Dunham characters are often aware of the pitfalls that await their personalities. They fuck up anyway. You can especially feel this balance being worked out in a character played by Dunham herself (again, true to form): Josh’s wife, Heather, whose short-tempered frustrations seem excessive until we learn what it is that makes the vibe in their household feel a little anxious. Life isn’t fair. It’s an old lesson, and in Sharp Stick, you can feel it playing out between men and women, particularly in the attitudes of the other women in Sarah Jo’s life, who play at cynicism toward the endeavor but cannot help but seem a little hopeful regardless. You can see the world this movie has made, full of counterpoints to Sarah Jo’s persistent sense of fantasy-romance, with signs everywhere telling Sarah Jo to grow up, that Santa Claus isn’t real. 

She has to learn this for herself. But Sharp Stick isn’t here to punish her. Its lessons are more gradual, even optimistic. We look out at the world for models of how to be, even — especially? — if our purview is a bubble. One of the most curious absences in Sarah Jo’s personality is a sense of how she could have survived until 26 thinking that one gives a blowjob by, literally, blowing on a penis — especially when she grew up in a home with a sexually active sister and a mother whose romantic life has been a revolving door. This question doesn’t point to a flaw in the movie. It winds up being one of its most intriguing mysteries, a question that Froseth’s wide-eyed kidult vibe teases at and breaks open without the actress breaking so much as a sweat. 

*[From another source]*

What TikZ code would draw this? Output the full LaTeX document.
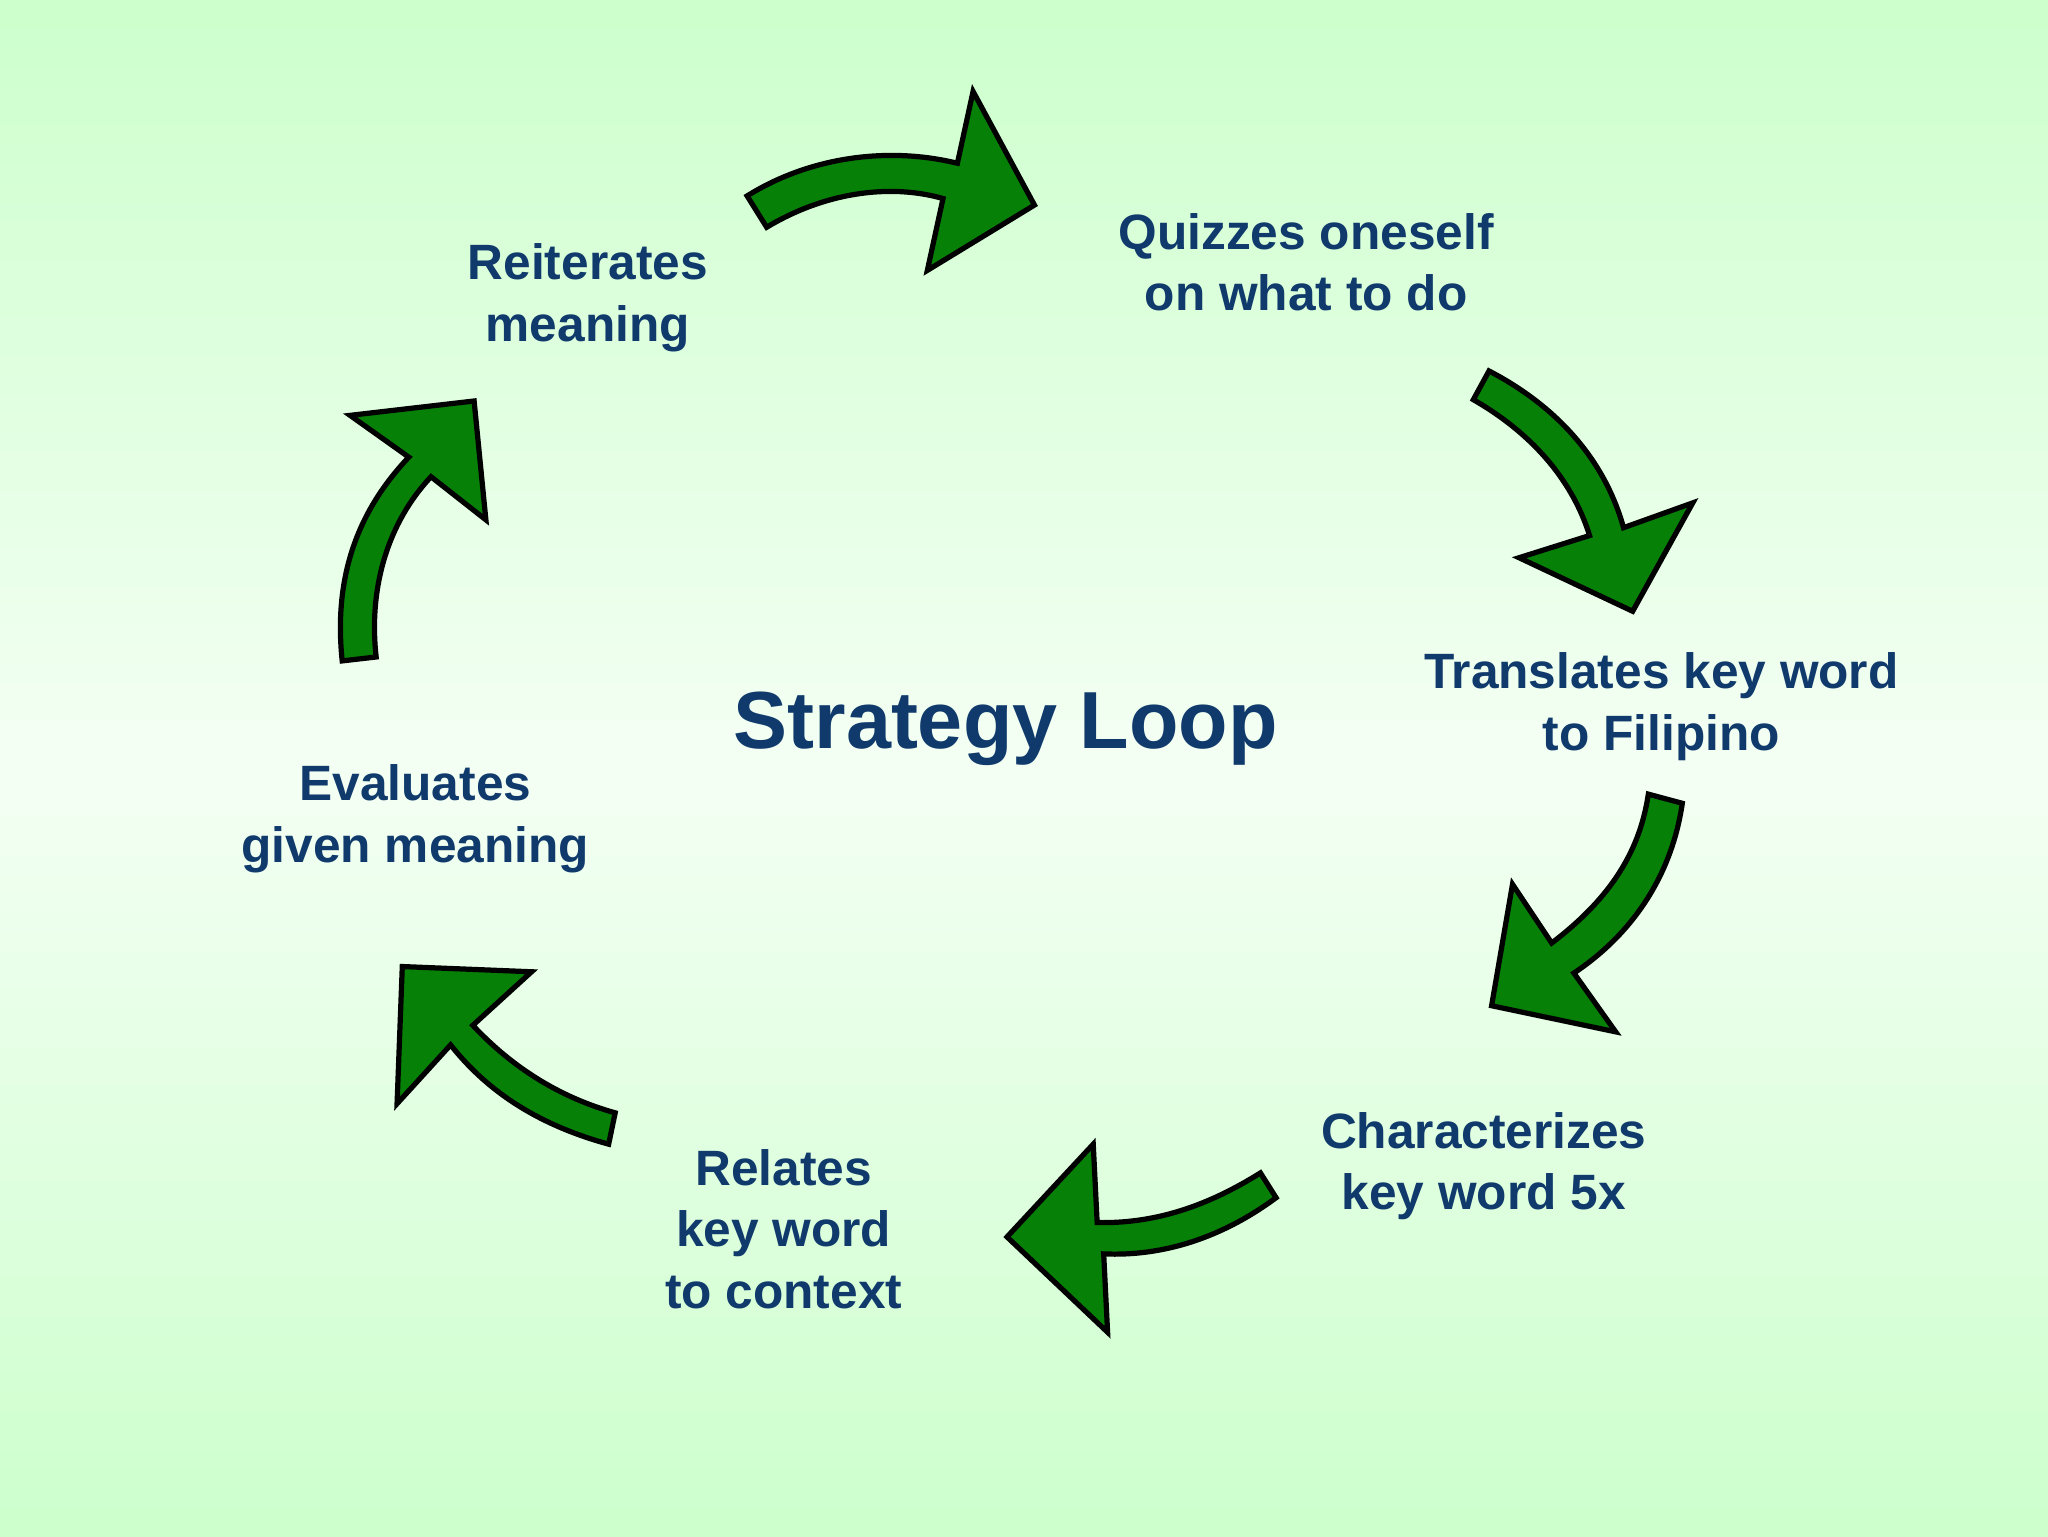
\documentclass[tikz,border=0pt]{standalone}
\usepackage{fontspec}
\setmainfont{Liberation Sans}
\definecolor{txt}{HTML}{0F3A6B}
\definecolor{arr}{HTML}{078007}
\definecolor{bgg}{HTML}{CCFFCC}
\definecolor{bgw}{HTML}{F4FFF4}
\begin{document}
\begin{tikzpicture}[x=1pt,y=-1pt,
  lbl/.style={text=txt,font=\bfseries\fontsize{38}{47}\selectfont,align=center},
  bigarrow/.style={fill=arr,draw=black,line width=4pt,line join=miter}]
\shade[top color=bgg,bottom color=bgw] (0,0) rectangle (1568,588);
\shade[top color=bgw,bottom color=bgg] (0,588) rectangle (1568,1176);
\useasboundingbox (0,0) rectangle (1568,1176);
\node[lbl] (reit) at (450,228) {Reiterates\\ meaning};
\node[lbl] (quiz) at (1000,201) {Quizzes oneself\\ on what to do};
\node[lbl] (trans) at (1272,541) {Translates key word\\ to Filipino};
\node[lbl] (char) at (1136,893) {Characterizes\\ key word 5x};
\node[lbl] (rel) at (600,941) {Relates\\ key word\\ to context};
\node[lbl] (eval) at (318,627) {Evaluates\\ given meaning};
\node[text=txt,font=\bfseries\fontsize{62}{70}\selectfont] (title) at (770,558) {Strategy Loop};
\draw[bigarrow] (587,174) .. controls (630,148) and (680,140) .. (722,152) -- (710,207) -- (792,157) -- (745,70) -- (733,125) .. controls (680,112) and (620,120) .. (572,150) -- cycle;
\draw[bigarrow] (1140,284) .. controls (1190,310) and (1228,350) .. (1243,404) -- (1296,385) -- (1250,468) -- (1163,427) -- (1217,410) .. controls (1203,365) and (1170,330) .. (1128,306) -- cycle;
\draw[bigarrow] (1288,615) .. controls (1280,670) and (1250,715) .. (1205,745) -- (1237,790) -- (1142,770) -- (1158,677) -- (1188,722) .. controls (1230,690) and (1255,655) .. (1262,608) -- cycle;
\draw[bigarrow] (977,917) .. controls (935,948) and (890,962) .. (845,960) -- (848,1020) -- (771,947) -- (837,876) -- (840,936) .. controls (885,937) and (925,923) .. (965,898) -- cycle;
\draw[bigarrow] (466,876) .. controls (415,862) and (375,838) .. (345,800) -- (304,845) -- (308,740) -- (407,744) -- (362,785) .. controls (392,817) and (428,840) .. (471,852) -- cycle;
\draw[bigarrow] (262,506) .. controls (255,440) and (275,390) .. (313,350) -- (268,318) -- (363,307) -- (372,398) -- (330,365) .. controls (297,400) and (282,450) .. (288,503) -- cycle;
\end{tikzpicture}
\end{document}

It’s kind of glorious to watch Sarah Jo come into herself, even as the phase of her sexual enlightenment — a rapid increase in sex with other men — feels glancing when it finally comes, approached at a heightened speed that can only be deliberate. Sarah Jo has sex like a woman making up for long time. We watch her grow up years at a time within these short scenes, going from the early mishaps of experience, to googling the phrase “two people having sex together” when what she’s after is porn, to downloading an app (named Clitty Clitty Bang Bang) that gives her free reign to offer up anal sex to strangers, to falling in love with a porn star named Vance Leroy (Scott Speedman), who’s ideal because, like her, he has scars, and unlike her, he feels no shame in them. 

Sharp Stick is an empowerment story, but its characters are more playfully imperfect and humorous than that label often seems to allow. The inner child is always there, with Sarah Jo; it’s a part of the package. It’s funny. This is a woman who makes an alphabetized checklist of sexual goals out of construction paper and hangs it on her bedroom wall — whose hot streak of sexual interactions starts off in a plainly transactional mode, with her wanting to cut down on the small talk and just skip ahead to the fucking. In this sense, some of the men in Sharp Stick prove surprising. The people in this film who do “bad” things aren’t bad people — if anything, they come off as individuals who aren’t fully formed. Its sincerest, grandest trick is in giving us a heroine who only seems to need to grow up more than everyone else. In fact, they are all the same. Sharp Stick loves them anyway.